Given exercise => Among the records that follow, set down only the lines from the one containing "Rebuild this chart" to the one containing "from matplotlib.transforms import Transform", both included, exactly.

Records with drawing code:
------------------------------------------------------------
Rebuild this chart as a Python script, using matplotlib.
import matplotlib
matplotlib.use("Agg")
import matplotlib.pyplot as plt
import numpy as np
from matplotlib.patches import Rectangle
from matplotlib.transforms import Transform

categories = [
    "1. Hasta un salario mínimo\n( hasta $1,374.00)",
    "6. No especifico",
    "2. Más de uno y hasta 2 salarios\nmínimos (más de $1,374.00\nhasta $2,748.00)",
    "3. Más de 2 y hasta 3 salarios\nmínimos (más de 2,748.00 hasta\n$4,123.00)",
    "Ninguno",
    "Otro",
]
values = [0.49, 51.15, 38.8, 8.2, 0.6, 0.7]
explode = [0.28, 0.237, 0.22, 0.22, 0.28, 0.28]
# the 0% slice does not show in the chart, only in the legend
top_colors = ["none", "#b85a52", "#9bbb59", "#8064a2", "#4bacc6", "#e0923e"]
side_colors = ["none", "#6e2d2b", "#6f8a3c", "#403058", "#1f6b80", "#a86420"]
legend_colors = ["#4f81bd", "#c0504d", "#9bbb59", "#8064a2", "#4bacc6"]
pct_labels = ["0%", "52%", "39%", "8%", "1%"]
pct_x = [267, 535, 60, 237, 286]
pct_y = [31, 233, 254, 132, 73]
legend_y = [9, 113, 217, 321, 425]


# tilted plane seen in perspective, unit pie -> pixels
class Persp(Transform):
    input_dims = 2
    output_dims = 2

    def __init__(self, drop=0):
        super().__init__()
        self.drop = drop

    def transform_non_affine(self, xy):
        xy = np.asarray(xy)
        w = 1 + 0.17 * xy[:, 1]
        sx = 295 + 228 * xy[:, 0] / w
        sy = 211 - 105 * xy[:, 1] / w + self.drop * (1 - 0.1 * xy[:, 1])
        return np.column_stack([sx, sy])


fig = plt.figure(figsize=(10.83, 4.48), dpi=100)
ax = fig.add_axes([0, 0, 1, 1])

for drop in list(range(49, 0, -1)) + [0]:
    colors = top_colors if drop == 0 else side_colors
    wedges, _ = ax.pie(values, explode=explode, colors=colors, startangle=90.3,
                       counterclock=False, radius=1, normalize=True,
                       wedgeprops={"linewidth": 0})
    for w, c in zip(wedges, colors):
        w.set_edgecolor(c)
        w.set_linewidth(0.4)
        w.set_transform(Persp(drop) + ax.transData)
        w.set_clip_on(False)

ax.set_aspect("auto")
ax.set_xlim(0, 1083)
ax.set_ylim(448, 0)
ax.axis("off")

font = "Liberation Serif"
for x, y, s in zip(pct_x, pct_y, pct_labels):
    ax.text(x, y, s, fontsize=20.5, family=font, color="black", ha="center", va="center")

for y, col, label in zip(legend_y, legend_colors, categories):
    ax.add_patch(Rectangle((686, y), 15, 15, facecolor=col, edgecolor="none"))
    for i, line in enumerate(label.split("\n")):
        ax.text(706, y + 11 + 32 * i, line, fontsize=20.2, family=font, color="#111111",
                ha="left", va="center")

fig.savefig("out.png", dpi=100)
------------------------------------------------------------
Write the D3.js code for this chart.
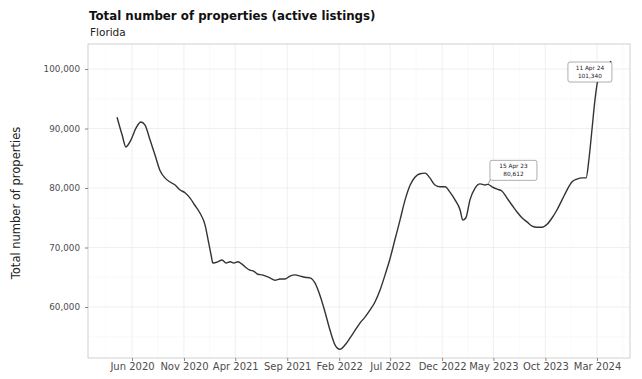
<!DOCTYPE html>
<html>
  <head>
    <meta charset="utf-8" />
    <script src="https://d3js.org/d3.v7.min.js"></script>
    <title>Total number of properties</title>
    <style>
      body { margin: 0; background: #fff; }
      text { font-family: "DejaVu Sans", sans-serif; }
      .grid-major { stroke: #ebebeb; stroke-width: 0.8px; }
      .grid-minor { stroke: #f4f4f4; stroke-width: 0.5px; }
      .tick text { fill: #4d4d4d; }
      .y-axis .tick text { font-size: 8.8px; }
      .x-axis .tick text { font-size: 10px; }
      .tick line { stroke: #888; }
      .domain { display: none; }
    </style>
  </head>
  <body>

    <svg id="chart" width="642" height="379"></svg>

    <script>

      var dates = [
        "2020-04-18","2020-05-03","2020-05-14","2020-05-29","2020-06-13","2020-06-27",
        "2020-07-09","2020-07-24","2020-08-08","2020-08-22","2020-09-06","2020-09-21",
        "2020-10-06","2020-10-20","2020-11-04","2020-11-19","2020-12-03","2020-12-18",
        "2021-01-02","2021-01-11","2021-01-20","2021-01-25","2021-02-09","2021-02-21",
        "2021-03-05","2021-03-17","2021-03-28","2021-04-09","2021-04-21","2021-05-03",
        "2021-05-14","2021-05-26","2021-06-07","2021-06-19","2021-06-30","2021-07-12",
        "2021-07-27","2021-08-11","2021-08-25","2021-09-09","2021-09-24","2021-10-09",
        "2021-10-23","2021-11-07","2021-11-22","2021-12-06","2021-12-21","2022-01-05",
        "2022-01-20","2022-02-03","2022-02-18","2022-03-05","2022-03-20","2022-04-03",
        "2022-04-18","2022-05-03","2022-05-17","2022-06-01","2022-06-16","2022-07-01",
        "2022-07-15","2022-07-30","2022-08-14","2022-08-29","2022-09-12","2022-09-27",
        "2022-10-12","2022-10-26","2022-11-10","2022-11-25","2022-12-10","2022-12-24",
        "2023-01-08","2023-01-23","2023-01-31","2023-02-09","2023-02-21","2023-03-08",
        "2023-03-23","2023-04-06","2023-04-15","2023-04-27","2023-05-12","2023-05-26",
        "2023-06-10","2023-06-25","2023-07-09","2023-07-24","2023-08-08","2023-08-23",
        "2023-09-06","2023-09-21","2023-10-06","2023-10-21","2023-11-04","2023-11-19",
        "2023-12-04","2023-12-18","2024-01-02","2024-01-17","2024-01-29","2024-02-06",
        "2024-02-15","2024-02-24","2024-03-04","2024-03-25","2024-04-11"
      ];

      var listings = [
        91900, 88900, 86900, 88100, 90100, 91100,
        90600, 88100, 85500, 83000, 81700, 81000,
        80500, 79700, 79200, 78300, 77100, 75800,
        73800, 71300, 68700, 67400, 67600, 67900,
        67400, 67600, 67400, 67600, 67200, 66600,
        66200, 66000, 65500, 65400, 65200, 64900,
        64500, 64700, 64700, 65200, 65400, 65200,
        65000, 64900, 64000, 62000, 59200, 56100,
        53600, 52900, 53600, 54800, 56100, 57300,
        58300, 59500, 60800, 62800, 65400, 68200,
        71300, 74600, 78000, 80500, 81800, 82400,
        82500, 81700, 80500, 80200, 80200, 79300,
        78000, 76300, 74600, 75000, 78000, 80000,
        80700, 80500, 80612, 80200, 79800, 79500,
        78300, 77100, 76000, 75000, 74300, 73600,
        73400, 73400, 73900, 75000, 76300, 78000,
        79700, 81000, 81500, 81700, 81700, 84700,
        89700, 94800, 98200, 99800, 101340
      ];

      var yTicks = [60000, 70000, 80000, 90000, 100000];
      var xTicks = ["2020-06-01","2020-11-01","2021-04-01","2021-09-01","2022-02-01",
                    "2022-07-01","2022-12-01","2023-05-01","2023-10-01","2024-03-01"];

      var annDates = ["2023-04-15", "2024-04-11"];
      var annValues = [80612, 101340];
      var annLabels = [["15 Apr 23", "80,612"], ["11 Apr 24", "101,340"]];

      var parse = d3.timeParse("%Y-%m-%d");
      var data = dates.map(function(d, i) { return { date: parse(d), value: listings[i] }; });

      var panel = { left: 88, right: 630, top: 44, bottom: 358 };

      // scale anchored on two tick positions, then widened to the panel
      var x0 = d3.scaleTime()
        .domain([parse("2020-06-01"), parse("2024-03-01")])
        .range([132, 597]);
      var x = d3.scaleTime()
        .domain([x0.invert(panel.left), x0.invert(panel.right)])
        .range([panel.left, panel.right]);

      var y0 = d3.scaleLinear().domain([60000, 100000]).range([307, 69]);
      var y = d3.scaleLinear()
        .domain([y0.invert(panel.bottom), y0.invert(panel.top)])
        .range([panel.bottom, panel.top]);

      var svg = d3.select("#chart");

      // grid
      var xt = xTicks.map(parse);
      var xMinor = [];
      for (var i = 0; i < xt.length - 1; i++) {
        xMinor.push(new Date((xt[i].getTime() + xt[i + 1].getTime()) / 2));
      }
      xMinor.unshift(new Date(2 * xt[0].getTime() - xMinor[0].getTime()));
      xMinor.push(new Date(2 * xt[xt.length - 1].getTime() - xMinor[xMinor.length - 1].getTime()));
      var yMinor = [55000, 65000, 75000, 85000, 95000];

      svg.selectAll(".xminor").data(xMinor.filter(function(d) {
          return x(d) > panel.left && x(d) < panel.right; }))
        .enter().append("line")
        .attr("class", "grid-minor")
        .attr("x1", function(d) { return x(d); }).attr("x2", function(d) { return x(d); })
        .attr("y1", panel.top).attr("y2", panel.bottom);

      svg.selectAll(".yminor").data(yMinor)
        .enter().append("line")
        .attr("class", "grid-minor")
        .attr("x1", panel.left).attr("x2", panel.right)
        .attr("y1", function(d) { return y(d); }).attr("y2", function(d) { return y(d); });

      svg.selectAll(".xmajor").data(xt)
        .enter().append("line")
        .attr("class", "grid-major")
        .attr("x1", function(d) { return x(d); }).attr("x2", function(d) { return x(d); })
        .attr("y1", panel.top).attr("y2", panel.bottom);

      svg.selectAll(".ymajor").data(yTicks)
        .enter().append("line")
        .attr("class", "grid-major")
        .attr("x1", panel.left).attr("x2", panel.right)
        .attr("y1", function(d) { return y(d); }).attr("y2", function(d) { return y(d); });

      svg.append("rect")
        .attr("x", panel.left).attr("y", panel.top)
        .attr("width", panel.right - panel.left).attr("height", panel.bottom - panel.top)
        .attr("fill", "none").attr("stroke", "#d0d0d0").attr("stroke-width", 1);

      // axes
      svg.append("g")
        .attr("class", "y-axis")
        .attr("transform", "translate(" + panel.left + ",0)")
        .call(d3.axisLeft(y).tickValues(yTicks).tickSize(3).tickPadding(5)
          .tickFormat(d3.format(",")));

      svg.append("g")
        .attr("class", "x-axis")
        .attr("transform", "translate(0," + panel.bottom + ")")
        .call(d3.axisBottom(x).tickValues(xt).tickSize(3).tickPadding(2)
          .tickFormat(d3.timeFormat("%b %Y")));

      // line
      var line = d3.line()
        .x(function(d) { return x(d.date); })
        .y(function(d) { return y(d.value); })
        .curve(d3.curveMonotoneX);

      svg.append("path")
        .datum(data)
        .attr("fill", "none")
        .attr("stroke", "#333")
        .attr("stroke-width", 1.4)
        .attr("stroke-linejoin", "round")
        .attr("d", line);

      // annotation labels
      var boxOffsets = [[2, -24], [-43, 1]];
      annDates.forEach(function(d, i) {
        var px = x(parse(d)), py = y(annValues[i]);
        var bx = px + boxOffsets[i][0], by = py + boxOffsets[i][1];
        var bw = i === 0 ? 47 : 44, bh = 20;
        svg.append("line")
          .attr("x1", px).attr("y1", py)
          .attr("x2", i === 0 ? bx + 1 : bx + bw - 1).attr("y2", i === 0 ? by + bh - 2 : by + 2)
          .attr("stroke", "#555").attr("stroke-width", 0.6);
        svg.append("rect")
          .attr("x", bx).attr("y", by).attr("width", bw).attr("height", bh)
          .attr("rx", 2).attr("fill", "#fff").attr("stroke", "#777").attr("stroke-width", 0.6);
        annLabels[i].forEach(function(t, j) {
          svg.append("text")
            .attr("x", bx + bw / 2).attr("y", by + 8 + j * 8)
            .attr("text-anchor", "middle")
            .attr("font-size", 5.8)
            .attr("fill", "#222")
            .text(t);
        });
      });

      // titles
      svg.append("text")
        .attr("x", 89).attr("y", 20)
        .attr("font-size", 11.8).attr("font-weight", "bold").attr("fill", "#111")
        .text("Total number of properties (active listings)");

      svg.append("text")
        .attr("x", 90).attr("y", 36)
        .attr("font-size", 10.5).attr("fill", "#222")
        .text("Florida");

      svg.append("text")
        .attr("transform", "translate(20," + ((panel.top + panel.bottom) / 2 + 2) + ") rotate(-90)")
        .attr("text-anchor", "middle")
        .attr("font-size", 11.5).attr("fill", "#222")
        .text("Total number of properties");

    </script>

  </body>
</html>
------------------------------------------------------------
Answer for the task =>
Rebuild this chart as a Python script, using matplotlib.
import matplotlib
matplotlib.use("Agg")
import matplotlib.pyplot as plt
import numpy as np
from matplotlib.patches import Rectangle
from matplotlib.transforms import Transform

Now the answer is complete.